Notaker singles chronology
| "Feel The Rain" (2015) | "Infinite" (2016) | "Gems" (2016) |

= Infinite (Notaker song) =

Infinite is a new beat song by American electronic music producer Notaker. The song was released on 22 April 2016, by the Canadian record label Monstercat.

== Reception and release ==
Infinite was well received by a wide range of critics. DJ Mag rated the song an 8/10 saying, "Notaker brings out the big guns with ‘Infinite’ for a record full of chunky grooves and epic electro melodies that signals his arrival as a progressive force to be reckoned with." Toby Reaper of Dancing Astronaut described Notaker's style in Infinite as "spacey, adventurous buildups and heavy, technical drops into a progressive sound that thrives in the mid-tempo range". Timmy Kusnierek of Your EDM stated "Infinite centres around the obscure rumbles of a far-off nebula, waxing into a space-faring adventure as a classic progressive synth leads the way", further stating "Overall, the entire production creates a celestial atmosphere that’s too rich to ignore". Petar Lazarevic of We Rave You stated "Infinite, combines spacey overtones sounded out by metallic, hollow atmosphere with a thumping, deep bassline and a simplistic melody into a punchy house offering".
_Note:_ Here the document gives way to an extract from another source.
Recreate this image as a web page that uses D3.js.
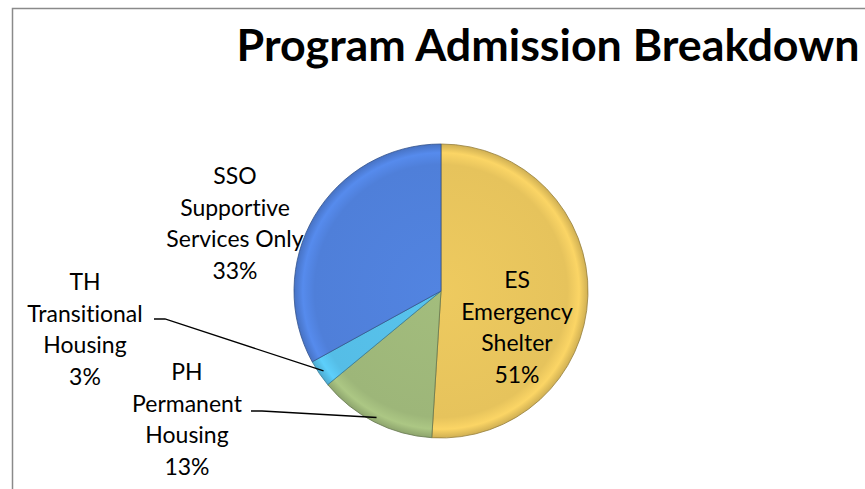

Brian poles of This Song Slaps described Infinite as a song that plays more as a story than a piece of music, stating "the progression through the song through additions and omissions of sounds and going from hard from the first drop to a softer and more melodic final drop tells the story of traveling through space in a great way". John Carr of Global Dance Electronic described the production as a cross between "the dark realm of French Techno and the ethereal atmosphere of trance for a sound that can fit into a myriad of DJ sets and stand out as an epic moment". Joe Hoffman of Dance and Rave stated "Infinite, is a gloriously dynamic blend of melodic and dark, and Progressive and Bass, and is sure to win a lot of fans over with its fluid progressions".